We *do* accept "+1" as synonymous to "1", though, as pointed out above.
I'd like to change this.

>>> - POSIX requires brokenness for bases other than 10, but I wonder if an
>>>   arg like 0x10 invokes undefined behaviour and thus can be made to
>>>   work.  (I wanted to use a hex number since I can never remember what
>>>   INTMAX_MAX is in decimal and wanted to type it in hex for checking
>>>   the range and overflow errors.)  Allowing hex args causes fewer
>>>   problems than allowing decimal args larger than INT32_MAX, since
>>>   they are obviously unportable.  Some FreeBSD utilities, e.g., dd,
>>>   support hex args and don't worry about POSIX restricting them.
>>
>> Does POSIX require that expr exits on illegal arguments?
> 
> Not sure.  It requires an exit status of 2 for invalid expressions.
> For the "+" operator, the operands are required to be decimal
> integers, but the error handling isn't so clearly specified.  For
> the "&" operator, operands(s) are allowed to be null.

There is an asymmetry in the handling of logical AND and OR, which may
or may not be mandated by POSIX:

$ expr "" \| ""

$ expr "" \& ""
0

In the case of OR, the second argument is returned, if the first one is
"0" or "". In the example above this results in "" being printed.

In the case of AND, "0" is returned, if both arguments are "0" or "".

This makes a difference if results of logical operations are not used as
logical operands (where "" and "0" have the same value), but as
arguments to other (numeric or string) operations.

Is this mandated by POSIX?
If not: Should we make the behaviour symmetric?

I prefer the way OR operates in that it always returns one of its
operands, the second one if both are FALSE.

For AND we should return the second operand, if the first one evaluated
to TRUE, IMHO (if permitted by POSIX).
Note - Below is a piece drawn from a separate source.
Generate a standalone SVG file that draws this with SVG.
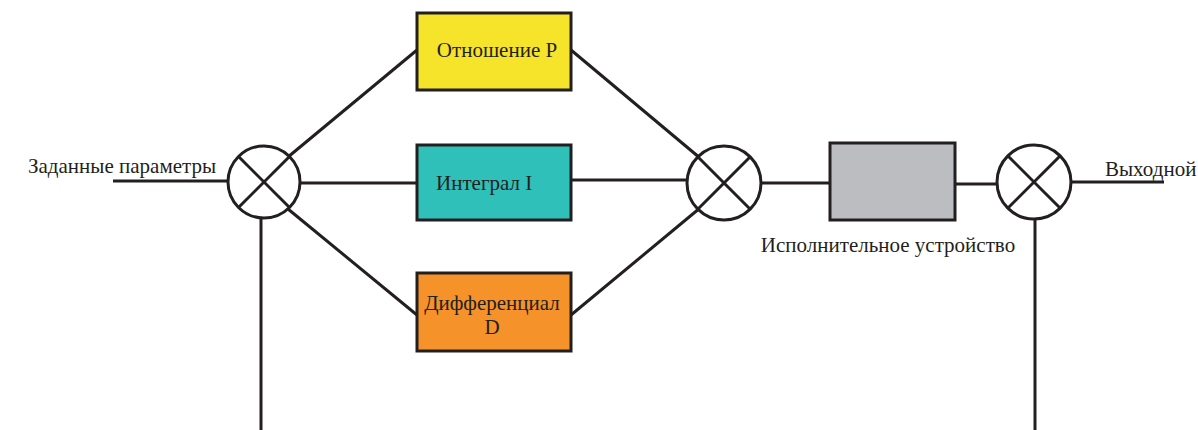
<svg xmlns="http://www.w3.org/2000/svg" width="1198" height="430" viewBox="0 0 1198 430">
<style>
.ln{stroke:#231f20;stroke-width:3;fill:none}
.sum{stroke:#231f20;stroke-width:3;fill:#fff}
.box{stroke:#231f20;stroke-width:3}
.t{font-family:"Liberation Serif","Times New Roman",serif;font-size:21px;fill:#231f20}
</style>
<rect width="1198" height="430" fill="#fff"/>
<g id="connectors">
<line class="ln" x1="113" y1="181" x2="228" y2="181"/>
<line class="ln" x1="261" y1="218" x2="261" y2="430"/>
<line class="ln" x1="288" y1="157" x2="417" y2="50"/>
<line class="ln" x1="300" y1="183" x2="417" y2="183"/>
<line class="ln" x1="288" y1="209" x2="417" y2="315"/>
<line class="ln" x1="571" y1="50" x2="700" y2="158"/>
<line class="ln" x1="571" y1="180" x2="687" y2="180"/>
<line class="ln" x1="571" y1="315" x2="700" y2="208"/>
<line class="ln" x1="761" y1="183" x2="830" y2="183"/>
<line class="ln" x1="955" y1="184" x2="997" y2="184"/>
<line class="ln" x1="1071" y1="182" x2="1164" y2="182"/>
<line class="ln" x1="1035" y1="219" x2="1035" y2="430"/>
</g>
<g id="sum1">
<circle class="sum" cx="264" cy="182" r="36"/>
<line class="ln" x1="238.5" y1="156.5" x2="289.5" y2="207.5"/>
<line class="ln" x1="289.5" y1="156.5" x2="238.5" y2="207.5"/>
</g>
<g id="sum2">
<circle class="sum" cx="724" cy="183" r="37"/>
<line class="ln" x1="698" y1="157" x2="750" y2="209"/>
<line class="ln" x1="750" y1="157" x2="698" y2="209"/>
</g>
<g id="sum3">
<circle class="sum" cx="1034" cy="182" r="37"/>
<line class="ln" x1="1008" y1="156" x2="1060" y2="208"/>
<line class="ln" x1="1060" y1="156" x2="1008" y2="208"/>
</g>
<g id="p">
<rect class="box" x="417" y="13" width="154" height="77" fill="#f6e42a"/>
<text class="t" x="497" y="57" text-anchor="middle">Отношение P</text>
</g>
<g id="i">
<rect class="box" x="417" y="145" width="154" height="75" fill="#2fc0b9"/>
<text class="t" x="436" y="190">Интеграл I</text>
</g>
<g id="d">
<rect class="box" x="417" y="273" width="154" height="78" fill="#f5922a"/>
<text class="t" x="492" y="310" text-anchor="middle">Дифференциал</text>
<text class="t" x="492" y="334" text-anchor="middle">D</text>
</g>
<g id="actuator">
<rect class="box" x="830" y="143" width="125" height="77" fill="#bcbdc0"/>
<text class="t" x="888" y="252" text-anchor="middle">Исполнительное устройство</text>
</g>
<g id="labels">
<text class="t" x="28" y="173">Заданные параметры</text>
<text class="t" x="1105" y="176">Выходной</text>
</g>
</svg>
But since the current behaviour
has existed in FreeBSD for at least 10 years, we might just keep it
(although it slightly complicates the code).

> Anyway, hex numbers can't be put through this gap.  Since they are not
> decimal integers, they are required to be interpreted as strings in
> some contexts.  So "expr 0x10 \< 2" gives 1 because the string "0" is
> less then the string "2".  This conflicts with "expr 16 \< 2" giving
> 0 since both operands are intgers and of course 16 = 0x10 is not less
> than 2.

Too bad, actually ...

>>> - POSIX unfortunately requires args larger than INT32_MAX to be unportable
>>>   (to work if longs are longer than 32 bits, else to give undefined (?)
>>>   behaviour.  For portability there could be a -p switch that limits args
>>>   to INT32_MAX even if longs are longer than 32 bits.
>>
>> Well, undefined behaviour can always be to return the correct result ;-)
>>
>> I'd be willing to add "-p" (effectively just make "-e" the default that
>> can be overridden).
> 
> I now don't see any problem with -e.  Not even the one for degenerate
> expressions that I thought I saw.

That's great!

> POSIX says that shell expressions should be prefered to expr, and for
> shell expressions it has a non-null discussion of representability and
> overflows.  It basically says that only long arithmetic is supported,
> without even C's type suffixes which are needed to extend to unsigned
> long arithmetic, but extensions are encouraged.

Yes, I know that shell expressions are highly preferable to "expr" ...

BTW: /bin/sh does support 64bit numeric range on 32bit architectures in
shell expressions, but without range checks being performed.

I just checked a few shells on i386:

SH:
$ echo $((2000000000000000000000 + 10000000000))
-9223372026854775809

BASH:
$ echo $((2000000000000000000000 + 10000000000))
7751640049368425472

ZSH:
$ echo $((2000000000000000000000 + 10000000000))
zsh: number truncated after 19 digits: 2000000000000000000000 + 10000000000
2000000010000000000

So: How about range checks for $(( )) in our /bin/sh ???

Best regards, STefan